Como miles de millones de personas, estos días de traspaso de año hago balance. No es que me dedique a computar debe y haber (se de antemano que cualquier comparación me dejaría de inmediato en la columna de morosos). Sucede más bien que, si algo tiene de kármico la vida social, es por ejemplo esa tendencia irrefrenable a hacer lo que todos hacen y cuando todos lo hacen. Y héte aquí me encuentro haciendo balance. No tema el respetable: no iré por ahí sacando al sol trapitos personales. En cambio, hay un punto de balance auto-crítico que no quiero dejar pasar. Se refiere a Fukushima.
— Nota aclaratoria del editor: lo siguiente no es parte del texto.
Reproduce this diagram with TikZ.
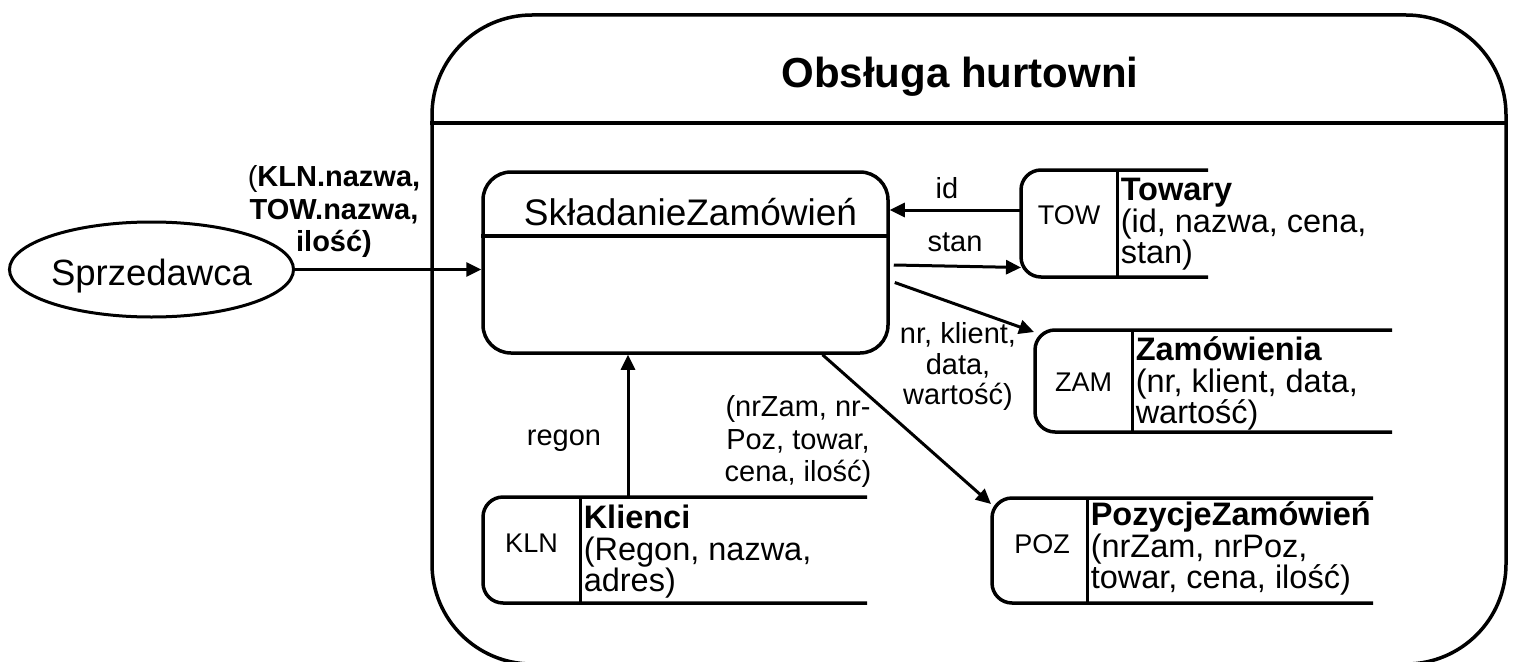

Los días del tsunami hablé bastante en público sobre el hecho. Prensa escrita, radio, televisión, la barra del café, la sobremesa en casa. Me dediqué con ardor, en ese momento, a oponerme a lo que siempre tomé (en eso no creo haberme equivocado) como complot, de parte de otras potencias nucleares, ávidas de desacreditar al rival nipón. Me asistían muchos argumentos, incluyendos bandadas de científicos. En marzo del 2011 pareció que volvíamos durante algunos días a los pestilentes argumentos de los filmes anti-japoneses de posguerra.
Absorto en discutir esa injusticia, no tomé debidamente en serio el hecho de que, aparte del desagradable oportunismo de la rivalidad comercial, había también en Japón (de forma independiente a cualquier relación internacional) un entripado muy serio respecto a las centrales nucleares. Ahora para mi las cosas están más claras. Seguir de cerca la situación durante los meses siguientes al desastre me hizo notar:
- irresponsabilidades gubernamentales y empresariales en el manejo de la crisis;
- partes informativos desviados o francamente falsos;
- excesiva colusión entre sectores de la administración pública y las compañías eléctricas;
- descuidos flagrantes en la atención a las poblaciones siniestradas;
- carácter abstracto y hasta hipócrita de las políticas de reconstrucción;
- fracaso del apoyo popular a los sectores en crisis, pasado el entusiasmo de los primeros días.
Observo que estos aspectos debieron parecerme tan chocantes que al principio los escamoteé de mis percepciones de la primera hora, no tomándolos como hipótesis plausibles. No reniego de los análisis que hice en aquel momento: las potencias nucleares efectivamente se comportaron de forma mezquina. Pero he de reconocer que los severos críticos extranjeros tenían carne abundante en donde morder. Y veo que los reticentes desde el vamos (aquéllos que por sistema se inclinan hacia las hipótesis más negativas), acabaron teniendo razón. Para quien lee este blog, dos coletillas obvias:
- me disgusta la reticencia (ajena) como método de conocimiento;
- me disgusta la imprudencia (propia) de hablar de algo que "creía" ser de cierto modo, cuando los hechos me demuestran que fueron diferentes.
Si bien se mira, me sitúo en la zona de grises en que se mueve toda vida humana. Igual que ocurre con las personas, los hechos colectivos propagan a un tiempo luz y sombra: la aparente solidaridad va acompañada de innegables mezquindades; las promesas se codean con la evidencia de su incumplimiento; las grandes frases ocultan con dificultad engañosos silencios; los oportunistas que critican pueden estar aprovechándose de lo que no por eso deja de ser cierto.
Este mío es un balance sencillo, como cualquier otro. Yo soy como cualquier otro. El zen hace mi vida, por suerte, semejante a la de cualquier otro. Y es allí que reside la increíble oportunidad de irla ajustando (en el aspecto Fukushima y en cualquier otro), a medida que un nuevo destello de luna (tsuki: según Dôgen significa, a partes iguales el astro nocturno y la reflexión) se cuela en la noche de las falsas evidencias. Este año 2012, si es verdad que me voy a dar una vuelta por Japón, pienso visitar antes que nada Fukushima (como ya hice otras veces): silenciosamente ofreceré mi amistad solidaria, juiciosamente trataré de percatarme mejor de cómo van en realidad las cosas por allí.
Es mi módico propósito para este nuevo año.